• **AVAILABLE DATA**

□ □ □ □ □

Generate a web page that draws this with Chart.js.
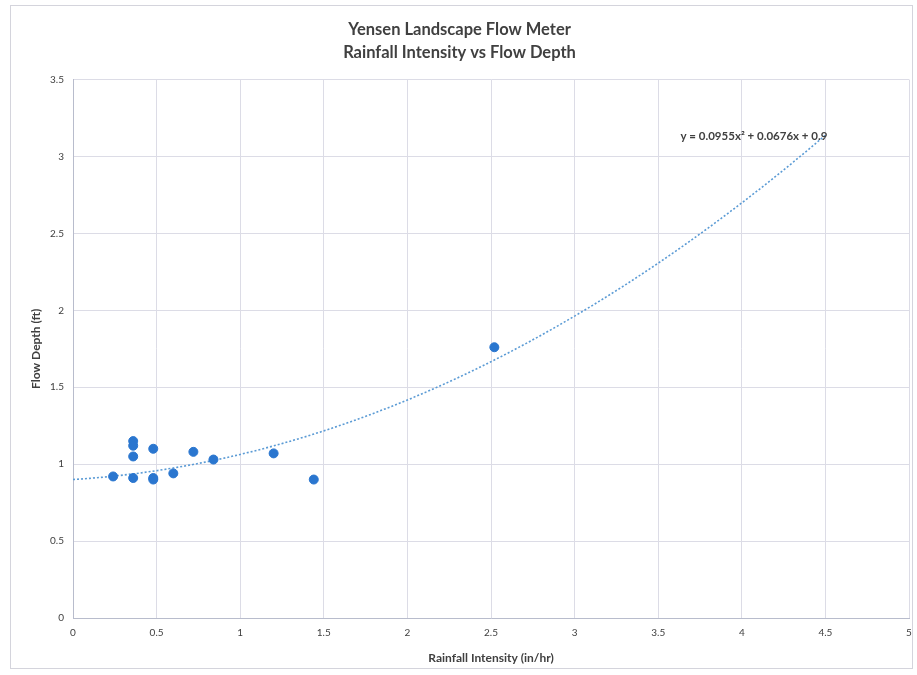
<!DOCTYPE html>
<html>
<head>
<meta charset="utf-8">
<script src="https://cdn.jsdelivr.net/npm/chart.js@4/dist/chart.umd.min.js"></script>
<style>
  html,body{margin:0;padding:0;background:#fff;}
  #wrap{width:917px;height:675px;}
</style>
</head>
<body>
<div id="wrap"><canvas id="flowChart" width="917" height="675"></canvas></div>
<script>
// Yensen Landscape Flow Meter - rainfall vs depth scatter with poly trendline
const rainfall = [0.24, 0.36, 0.36, 0.36, 0.36, 0.48, 0.48, 0.48, 0.60, 0.72, 0.84, 1.20, 1.44, 2.52];
const depth    = [0.92, 1.15, 1.12, 1.05, 0.91, 1.10, 0.91, 0.90, 0.94, 1.08, 1.03, 1.07, 0.90, 1.76];
const trendCoef = [0.0955, 0.0676, 0.9];   // a, b, c as printed on the chart
const trendRange = [0, 4.5];
const xTicks = [0, 0.5, 1, 1.5, 2, 2.5, 3, 3.5, 4, 4.5, 5];
const yTicks = [0, 0.5, 1, 1.5, 2, 2.5, 3, 3.5];
const titleLines = ['Yensen Landscape Flow Meter', 'Rainfall Intensity vs Flow Depth'];
const eqText = 'y = 0.0955x\u00B2 + 0.0676x + 0.9';

const FONT = 'Lato, "Open Sans", sans-serif';

// points along the fitted curve from the printed coefficients
const trendPts = [];
for(let i=0;i<=45;i++){
  const x = trendRange[0] + (trendRange[1]-trendRange[0])*i/45;
  trendPts.push({x:x, y:trendCoef[0]*x*x + trendCoef[1]*x + trendCoef[2]});
}

const framePlugin = {
  id:'frame',
  beforeDraw(c){
    const ctx = c.ctx;
    ctx.save();
    ctx.strokeStyle = '#d4d4dc';
    ctx.lineWidth = 1;
    ctx.strokeRect(10.5, 5.5, 902, 663);
    ctx.restore();
  },
  afterDatasetsDraw(c){
    const ctx = c.ctx, xs = c.scales.x, ys = c.scales.y;
    const last = trendPts[trendPts.length-1];
    ctx.save();
    ctx.font = 'bold 11.5px ' + FONT;
    ctx.fillStyle = '#404040';
    ctx.textAlign = 'right';
    ctx.textBaseline = 'middle';
    ctx.fillText(eqText, xs.getPixelForValue(last.x) + 2, ys.getPixelForValue(last.y) + 1);
    ctx.restore();
  }
};

new Chart(document.getElementById('flowChart'), {
  type:'scatter',
  data:{
    datasets:[
      { label:'Flow Depth', data: rainfall.map((r,i)=>({x:r, y:depth[i]})),
        backgroundColor:'#2a76cf', borderColor:'#2a76cf', pointRadius:4.5, pointHoverRadius:4.5, order:1 },
      { label:'Trend', type:'line', data: trendPts, showLine:true, borderColor:'#5b9bd5',
        borderWidth:1.6, borderDash:[2,2], pointRadius:0, fill:false, tension:0, order:2 }
    ]
  },
  options:{
    responsive:false, animation:false,
    layout:{ padding:{ left:10, right:8, top:0, bottom:0 } },
    plugins:{
      legend:{ display:false },
      tooltip:{ enabled:false },
      title:{ display:true, text:titleLines, color:'#404040',
        font:{ family:FONT, size:16.5, weight:'bold', lineHeight:1.35 },
        padding:{ top:19, bottom:16 } }
    },
    scales:{
      x:{ type:'linear', min:0, max:5,
        afterBuildTicks(s){ s.ticks = xTicks.map(v=>({value:v})); },
        afterFit(s){ s.height = 57; s.paddingRight = 0; s.paddingLeft = 0; },
        grid:{ color:'#dcdce6', drawTicks:false },
        border:{ color:'#b8bccc' },
        ticks:{ color:'#404040', padding:9, font:{ family:FONT, size:10 }, callback:v=>String(v) },
        title:{ display:true, text:'Rainfall Intensity (in/hr)', color:'#404040',
          font:{ family:FONT, size:12, weight:'bold' }, padding:{ top:4, bottom:10 } } },
      y:{ type:'linear', min:0, max:3.5,
        afterBuildTicks(s){ s.ticks = yTicks.map(v=>({value:v})); },
        afterFit(s){ s.width = 63; },
        grid:{ color:'#dcdce6', drawTicks:false },
        border:{ color:'#b8bccc' },
        ticks:{ color:'#404040', padding:9, font:{ family:FONT, size:10 }, callback:v=>String(v) },
        title:{ display:true, text:'Flow Depth (ft)', color:'#404040',
          font:{ family:FONT, size:12, weight:'bold' }, padding:{ top:19, bottom:4 } } }
    }
  },
  plugins:[framePlugin]
});
</script>
</body>
</html>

□ □ □ □ □

• **TASK**
Restate the data above word for word. Do not include the images.

• **RESPONSE**
Generate a web page that draws this with Chart.js.
<!DOCTYPE html>
<html>
<head>
<meta charset="utf-8">
<script src="https://cdn.jsdelivr.net/npm/chart.js@4/dist/chart.umd.min.js"></script>
<style>
  html,body{margin:0;padding:0;background:#fff;}
  #wrap{width:917px;height:675px;}
</style>
</head>
<body>
<div id="wrap"><canvas id="flowChart" width="917" height="675"></canvas></div>
<script>
// Yensen Landscape Flow Meter - rainfall vs depth scatter with poly trendline
const rainfall = [0.24, 0.36, 0.36, 0.36, 0.36, 0.48, 0.48, 0.48, 0.60, 0.72, 0.84, 1.20, 1.44, 2.52];
const depth    = [0.92, 1.15, 1.12, 1.05, 0.91, 1.10, 0.91, 0.90, 0.94, 1.08, 1.03, 1.07, 0.90, 1.76];
const trendCoef = [0.0955, 0.0676, 0.9];   // a, b, c as printed on the chart
const trendRange = [0, 4.5];
const xTicks = [0, 0.5, 1, 1.5, 2, 2.5, 3, 3.5, 4, 4.5, 5];
const yTicks = [0, 0.5, 1, 1.5, 2, 2.5, 3, 3.5];
const titleLines = ['Yensen Landscape Flow Meter', 'Rainfall Intensity vs Flow Depth'];
const eqText = 'y = 0.0955x\u00B2 + 0.0676x + 0.9';

const FONT = 'Lato, "Open Sans", sans-serif';

// points along the fitted curve from the printed coefficients
const trendPts = [];
for(let i=0;i<=45;i++){
  const x = trendRange[0] + (trendRange[1]-trendRange[0])*i/45;
  trendPts.push({x:x, y:trendCoef[0]*x*x + trendCoef[1]*x + trendCoef[2]});
}

const framePlugin = {
  id:'frame',
  beforeDraw(c){
    const ctx = c.ctx;
    ctx.save();
    ctx.strokeStyle = '#d4d4dc';
    ctx.lineWidth = 1;
    ctx.strokeRect(10.5, 5.5, 902, 663);
    ctx.restore();
  },
  afterDatasetsDraw(c){
    const ctx = c.ctx, xs = c.scales.x, ys = c.scales.y;
    const last = trendPts[trendPts.length-1];
    ctx.save();
    ctx.font = 'bold 11.5px ' + FONT;
    ctx.fillStyle = '#404040';
    ctx.textAlign = 'right';
    ctx.textBaseline = 'middle';
    ctx.fillText(eqText, xs.getPixelForValue(last.x) + 2, ys.getPixelForValue(last.y) + 1);
    ctx.restore();
  }
};

new Chart(document.getElementById('flowChart'), {
  type:'scatter',
  data:{
    datasets:[
      { label:'Flow Depth', data: rainfall.map((r,i)=>({x:r, y:depth[i]})),
        backgroundColor:'#2a76cf', borderColor:'#2a76cf', pointRadius:4.5, pointHoverRadius:4.5, order:1 },
      { label:'Trend', type:'line', data: trendPts, showLine:true, borderColor:'#5b9bd5',
        borderWidth:1.6, borderDash:[2,2], pointRadius:0, fill:false, tension:0, order:2 }
    ]
  },
  options:{
    responsive:false, animation:false,
    layout:{ padding:{ left:10, right:8, top:0, bottom:0 } },
    plugins:{
      legend:{ display:false },
      tooltip:{ enabled:false },
      title:{ display:true, text:titleLines, color:'#404040',
        font:{ family:FONT, size:16.5, weight:'bold', lineHeight:1.35 },
        padding:{ top:19, bottom:16 } }
    },
    scales:{
      x:{ type:'linear', min:0, max:5,
        afterBuildTicks(s){ s.ticks = xTicks.map(v=>({value:v})); },
        afterFit(s){ s.height = 57; s.paddingRight = 0; s.paddingLeft = 0; },
        grid:{ color:'#dcdce6', drawTicks:false },
        border:{ color:'#b8bccc' },
        ticks:{ color:'#404040', padding:9, font:{ family:FONT, size:10 }, callback:v=>String(v) },
        title:{ display:true, text:'Rainfall Intensity (in/hr)', color:'#404040',
          font:{ family:FONT, size:12, weight:'bold' }, padding:{ top:4, bottom:10 } } },
      y:{ type:'linear', min:0, max:3.5,
        afterBuildTicks(s){ s.ticks = yTicks.map(v=>({value:v})); },
        afterFit(s){ s.width = 63; },
        grid:{ color:'#dcdce6', drawTicks:false },
        border:{ color:'#b8bccc' },
        ticks:{ color:'#404040', padding:9, font:{ family:FONT, size:10 }, callback:v=>String(v) },
        title:{ display:true, text:'Flow Depth (ft)', color:'#404040',
          font:{ family:FONT, size:12, weight:'bold' }, padding:{ top:19, bottom:4 } } }
    }
  },
  plugins:[framePlugin]
});
</script>
</body>
</html>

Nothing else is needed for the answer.